The story that unfolds over the course of the 260-page graphic novel is anything but new- the plot being somewhat thin, and mostly the structure by which Jones and de Campi utilize to explore this future world. This is not to say the characters aren’t engaging- de Campi’s script brings these trope-y characters to fully realized life. Truly, though, the setting is the main character, the world in which these characters have to navigate, and wade against. While the story rushes headlong into a formulaic third act, this is not to say readers won’t be engaged. The pressures of this corporate-indentured future feel prescient, and Madi becomes easier and easier to root for when we understand what’s at stake, even if those stakes are mostly personal.

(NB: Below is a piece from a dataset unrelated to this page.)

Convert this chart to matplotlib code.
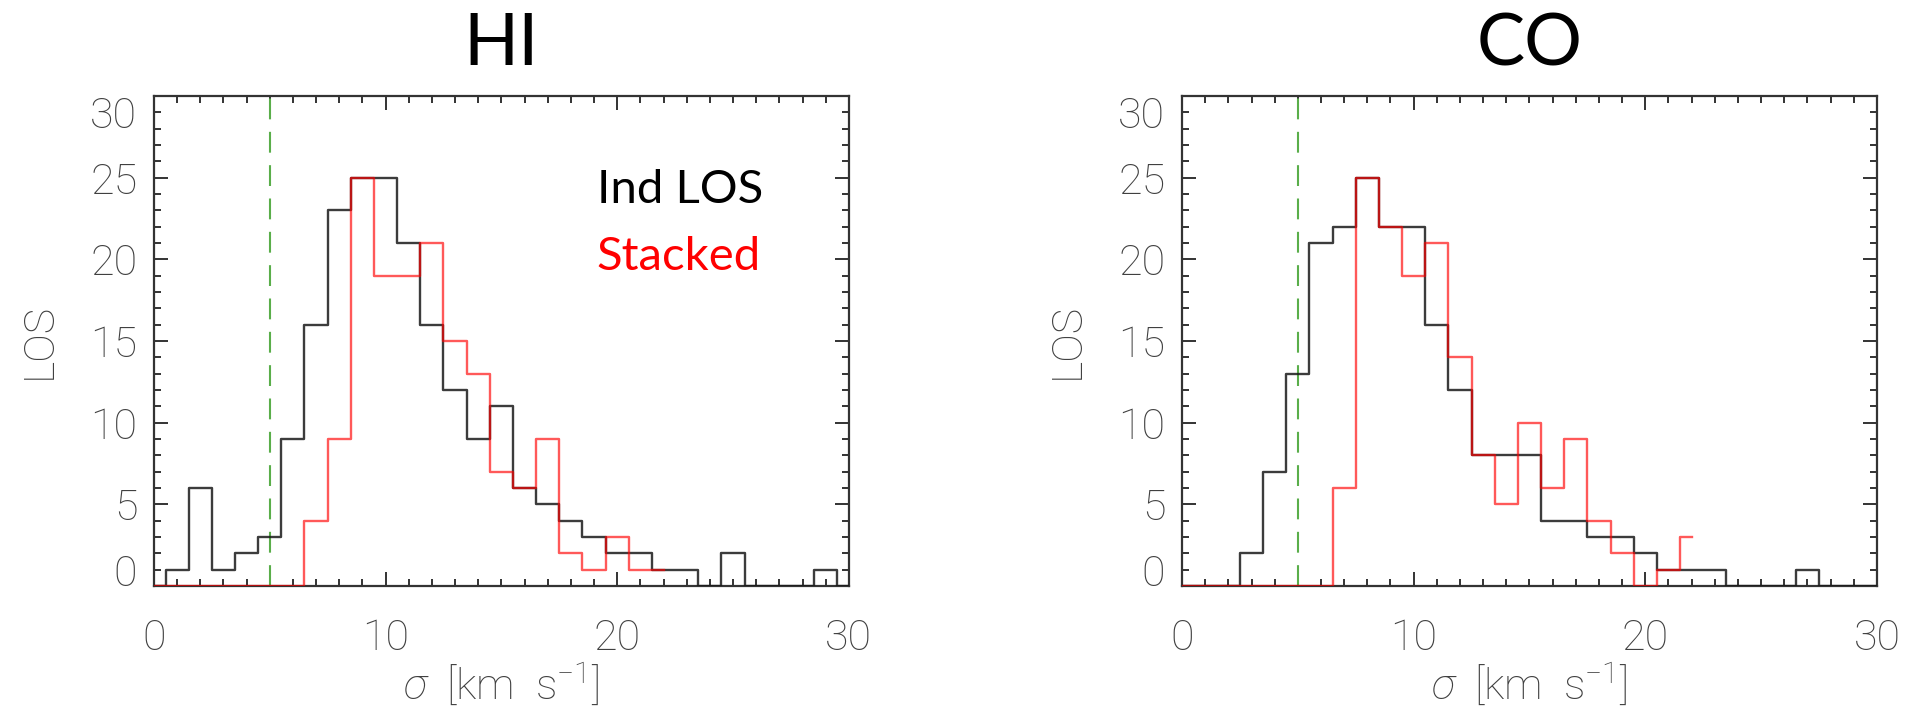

Speaking of personal, each of the eighteen(!) artists on this book bring their singular styles to this book and do so with aplomb. De Campi’s idea to break the book into chunks for multiple artists to tackle to decrease the production window also gives readers an absolute feast for the eyeballs. From industry hall-of-famers like Glenn Fabry and Duncan Fegredo to relative newcomers like Rosemary Valero-O’Connell, the pages spring to life under the direction of these dynamite artists. Further, each artist seems a perfect fit for the scenes they were chosen for: Pia Guerra deftly illustrates a quiet car ride meant to connect the three main characters over conversation, bringing them closer; Tonci Zonjic does brilliant work with a claustrophobic fight scene in a cramped apartment; and James Stokoe does Hunter S. Thompson proud with his own nightmarish version of a gaudy, gambling oasis at the Grand Canyon. There truly isn’t a weak artist in the bunch – and if you get the chance, track down the oversized hardcover to be able to more fully appreciate the outstanding work on display.
I can’t help but think of Jones’ completion of his trilogy with this volume as an absolute success. While Moon is a contemporary sci-fi classic, the middle chapter Mute was, though beautiful to look at, muddy and underwhelming. With “MADI” we are treated with a large-scale pulse-pounding ride, an action epic that broadens the scope of the world Jones introduced to us over a decade ago. I have a few technical complaints, however, most notably that the credits page in my hardcover volume doesn’t indicate who the colorists and letterer(s) are (though colorists can be determined if you know them by name already), and Yoko Shimizu’s rather iconic wraparound cover isn’t credited at all. I don’t think we’ve seen the last of Jones in the comics world – there’s still a few dozen dynamite 2000AD artists he’s yet to work with! – and I’m hopeful that this isn’t the last we’ve seen of the “Mooniverse.” I think the world he’s created is ripe with stories that will continue to challenge how we navigate our love affair with technology and the ever-increasing reach of corporations. Jones still has much to say on that score, I think, and I hope he knows he’s always welcome to do so in comics.